Despite Kildare's strict orders for his men to shoot Italian deserters on sight, the Canadians take kindly to a pair of buffoonish Italian deserters, more notable for their culinary skills than military prowess. Impetuously, Kildare orders the Canadians to execute the Italians. The Canadians are caught between the obligation to follow orders and the sense that executing the two Italians in cold blood is ethically unjustifiable—not to mention it being a violation of the Geneva Convention. The brutal execution of the two Italians forces the Canadians to confront the ethics of warfare, now that "the enemy" is no longer a distant and faceless target.

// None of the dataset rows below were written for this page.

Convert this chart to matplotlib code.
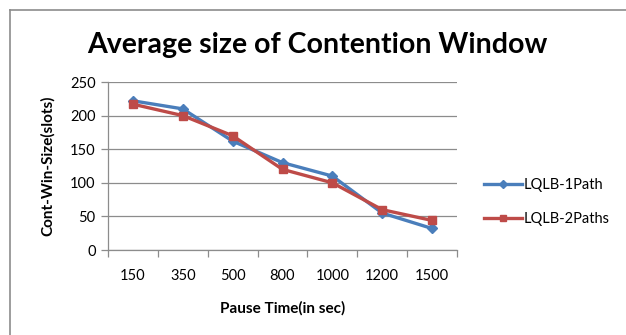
import numpy as np
import matplotlib.pyplot as plt
from matplotlib.lines import Line2D

# pause times and average contention window size (slots)
pause_times = ['150', '350', '500', '800', '1000', '1200', '1500']
lqlb_1path = [222, 210, 162, 130, 110, 55, 32]
lqlb_2paths = [217, 200, 170, 120, 100, 60, 44]

plt.rcParams['font.family'] = ['Lato', 'DejaVu Sans']

W, H = 626, 335
fig = plt.figure(figsize=(W / 100, H / 100), dpi=100)
ax = fig.add_axes([108 / W, 1 - 250 / H, (457 - 108) / W, (250 - 82) / H])

x = np.arange(len(pause_times))
ax.plot(x, lqlb_1path, color='#4A7EBB', lw=2.4, marker='D', ms=5.5,
        label='LQLB-1Path', zorder=3)
ax.plot(x, lqlb_2paths, color='#BE4B48', lw=2.4, marker='s', ms=6,
        label='LQLB-2Paths', zorder=3)

ax.set_xlim(-0.5, len(pause_times) - 0.5)
ax.set_ylim(0, 250)
ax.set_yticks(range(0, 251, 50))
ax.yaxis.grid(True, color='#8c8c8c', lw=0.9)
ax.set_axisbelow(True)

# category labels centred, tick marks on the boundaries
ax.set_xticks(x)
ax.set_xticklabels(pause_times)
ax.set_xticks(np.arange(-0.5, len(pause_times), 1), minor=True)
ax.tick_params(axis='x', which='major', length=0, pad=14, labelsize=10.5)
ax.tick_params(axis='x', which='minor', length=5, color='#8c8c8c', width=0.9)
ax.tick_params(axis='y', length=5, color='#8c8c8c', width=0.9, labelsize=10.5, pad=4)

for side in ['top', 'right']:
    ax.spines[side].set_visible(False)
for side in ['left', 'bottom']:
    ax.spines[side].set_color('#8c8c8c')
    ax.spines[side].set_linewidth(0.9)

ax.set_xlabel('Pause Time(in sec)', fontsize=11, fontweight='bold', labelpad=13)
ax.set_ylabel('Cont-Win-Size(slots)', fontsize=11, fontweight='bold', labelpad=11)

fig.text(317 / W, 1 - 45 / H, 'Average size of Contention Window',
         ha='center', va='center', fontsize=20.5, fontweight='bold')

leg = ax.legend(loc='center left', bbox_to_anchor=(1.06, 0.286), frameon=False,
                fontsize=10.5, handlelength=2.6, handletextpad=0.1,
                labelspacing=1.35, borderaxespad=0, markerscale=0.8)

# chart frame (top and left edges)
fig.add_artist(Line2D([9.5 / W, 1], [1 - 9.5 / H, 1 - 9.5 / H], color='#8c8c8c', lw=1.2))
fig.add_artist(Line2D([9.5 / W, 9.5 / W], [0, 1 - 9.5 / H], color='#8c8c8c', lw=1.2))

fig.savefig('out.png', dpi=100)
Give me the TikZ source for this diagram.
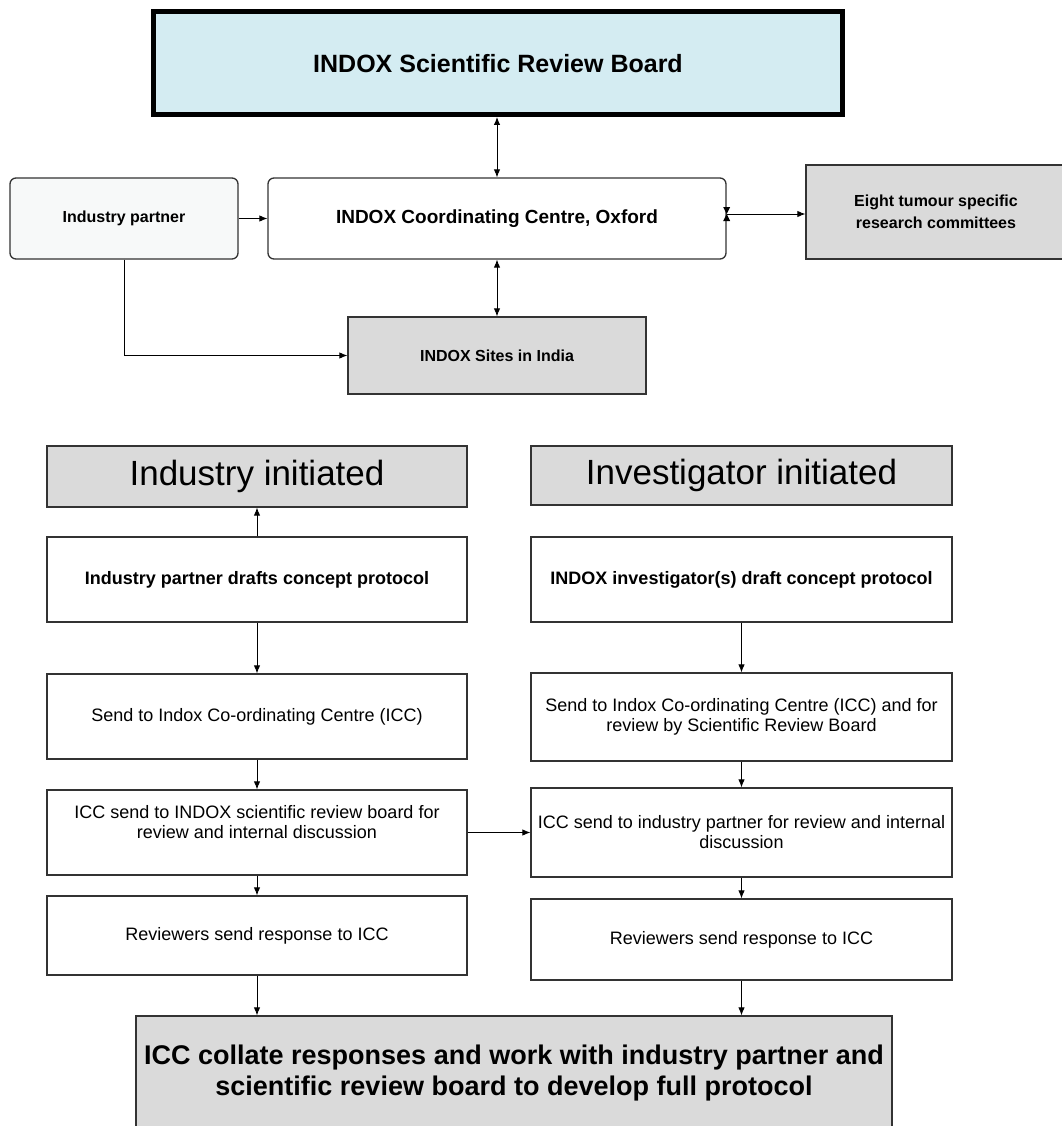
\documentclass[tikz,border=0pt]{standalone}
\usepackage{fontspec}
\setmainfont{Liberation Sans}
\usetikzlibrary{arrows.meta,calc}
\definecolor{boardblue}{HTML}{D4ECF2}
\definecolor{boxgray}{HTML}{DADADA}
\definecolor{partnerfill}{HTML}{F7F9F9}
\definecolor{edge}{HTML}{333333}
\begin{document}
\begin{tikzpicture}[x=1pt,y=-1pt,
  box/.style={draw=edge, line width=1.3pt, inner sep=0pt, align=center, text=black},
  rbox/.style={box, rounded corners=6pt},
  gbox/.style={box, fill=boxgray},
  arr/.style={-{Latex[length=8pt,width=6.5pt]}, line width=0.9pt},
  dbl/.style={{Latex[length=8pt,width=6.5pt]}-{Latex[length=8pt,width=6.5pt]}, line width=0.9pt},
  fb/.style={font=\fontsize{#1}{#1}\selectfont\bfseries},
  fr/.style={font=\fontsize{18}{20}\selectfont},
  txt/.style={inner sep=0pt, align=center}
]
\useasboundingbox (0,0) rectangle (1061,1126);
\fill[white] (0,0) rectangle (1061,1126);

% top part
\node[box, line width=5pt, draw=black, fill=boardblue, minimum width=689pt, minimum height=102.5pt, font=\fontsize{25}{30}\selectfont\bfseries]
  (board) at (498,63.25) {INDOX Scientific Review Board};
\node[rbox, fill=partnerfill, minimum width=228pt, minimum height=81pt, font=\fontsize{16}{20}\selectfont\bfseries]
  (partner) at (124,218.5) {Industry partner};
\node[rbox, fill=white, minimum width=458pt, minimum height=81pt, font=\fontsize{19}{23}\selectfont\bfseries]
  (icc) at (497,218.5) {INDOX Coordinating Centre, Oxford};
\node[gbox, minimum width=260pt, minimum height=94pt, font=\fontsize{16}{22}\selectfont\bfseries]
  (eight) at (936,212) {Eight tumour specific\\research committees};
\node[gbox, minimum width=298pt, minimum height=77pt, font=\fontsize{16}{20}\selectfont\bfseries]
  (sites) at (497,355.5) {INDOX Sites in India};

\draw[dbl] (icc.north) -- (icc.north |- board.south);
\draw[dbl] (icc.south) -- (sites.north);
\draw[arr] (partner.east) -- (icc.west);
\draw[arr] (partner.south) |- (sites.west);
\coordinate (bt) at ([yshift=4.5pt]icc.east);
\draw[arr] (bt) -- (bt -| eight.west);
\fill (bt) -- ++(-3.5,-7) -- ++(7,0) -- cycle;
\fill (bt) -- ++(-3.5,7) -- ++(7,0) -- cycle;

% bottom part
\node[gbox, minimum width=420pt, minimum height=61pt, font=\fontsize{35}{40}\selectfont]
  (indinit) at (257,476.5) {Industry initiated};
\node[gbox, minimum width=421pt, minimum height=59pt, font=\fontsize{35}{40}\selectfont]
  (invinit) at (741.5,475.5) {Investigator initiated};

\node[box, minimum width=420pt, minimum height=85pt, fb=18]
  (L1) at (257,579.5) {Industry partner drafts concept protocol};
\node[box, minimum width=421pt, minimum height=85pt, fb=18]
  (R1) at (741.5,579.5) {INDOX investigator(s) draft concept protocol};

\node[box, minimum width=420pt, minimum height=85pt, fr]
  (L2) at (257,716.5) {Send to Indox Co-ordinating Centre (ICC)};
\node[box, minimum width=421pt, minimum height=88pt, fr]
  (R2) at (741.5,717) {Send to Indox Co-ordinating Centre (ICC) and for\\review by Scientific Review Board};

\node[box, minimum width=420pt, minimum height=85pt]
  (L3) at (257,832.5) {};
\node[txt, fr] (L3t) at ([yshift=10pt]L3.center) {ICC send to INDOX scientific review board for\\review and internal discussion};
\node[box, minimum width=421pt, minimum height=89pt, fr]
  (R3) at (741.5,832.5) {ICC send to industry partner for review and internal\\discussion};

\node[box, minimum width=420pt, minimum height=79pt, fr]
  (L4) at (257,935.5) {Reviewers send response to ICC};
\node[box, minimum width=421pt, minimum height=81pt, fr]
  (R4) at (741.5,939.5) {Reviewers send response to ICC};

\node[gbox, minimum width=756pt, minimum height=114pt, font=\fontsize{27}{31}\selectfont\bfseries]
  (final) at (514,1073) {ICC collate responses and work with industry partner and\\scientific review board to develop full protocol};

\draw[arr] (L1.north) -- (indinit.south);
\draw[arr] (L1.south) -- (L2.north);
\draw[arr] (L2.south) -- (L3.north);
\draw[arr] (L3.south) -- (L4.north);
\draw[arr] (L4.south) -- (L4.south |- final.north);
\draw[arr] (R1.south) -- (R2.north);
\draw[arr] (R2.south) -- (R3.north);
\draw[arr] (R3.south) -- (R4.north);
\draw[arr] (R4.south) -- (R4.south |- final.north);
\draw[arr] (L3.east) -- (L3.east -| R3.west);
\end{tikzpicture}
\end{document}
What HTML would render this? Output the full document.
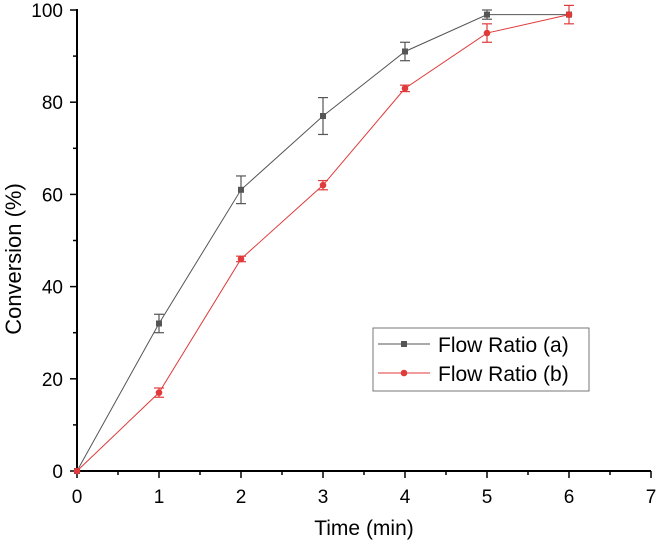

Major Bunny Bazin, the most battle-hardened and philosophical of the Canadians, voices the novel's central theme when he states that "execution is... the ultimate degradation of man." Here the term "execution" works both literally (the killing of the Italians as a brutal act) and as a metaphor (war as a form of mass execution).
The novel's main protagonist, Lieutenant (later Major) John Adam (a semi-autobiographical foil for McDougall), is an efficient soldier and leader, who nevertheless finds "the vulture fear" inhabiting his soul after the execution of the Italians. Bound to protect and lead his men as they march through Italy, from Ortona to the Hitler Line near Monte Cassino, Adam finds himself struggling to maintain the composure fitting a commander, as an inner "horror" gnaws at his conscience (Adam's reflections occasionally resemble those of Marlow in Joseph Conrad's ''Heart of Darkness'').
Eventually, Adam and his men stumble on a chance to redeem themselves when one of their own comrades, Rifleman Jones, a mildly retarded but efficient infantryman, is sentenced to be executed for treason by his own army, after he falls in with a ring of corrupt soldiers who murder an American. Although everyone, including a newly promoted General Kildare, knows that "Jonesy" is a scapegoat for the real murderers, the execution must go ahead out of political expediency. Led by Adam, the men wage a tenacious campaign to have Jonesy freed, but all efforts eventually fail. When Jonesy is led out to be executed, the officer in charge of the execution faints, and Adam is forced to command the firing squad himself.
''Execution'' ends with Adam and the other men regaining a measure of their lost confidence, although Major Bazin dies on the battlefield.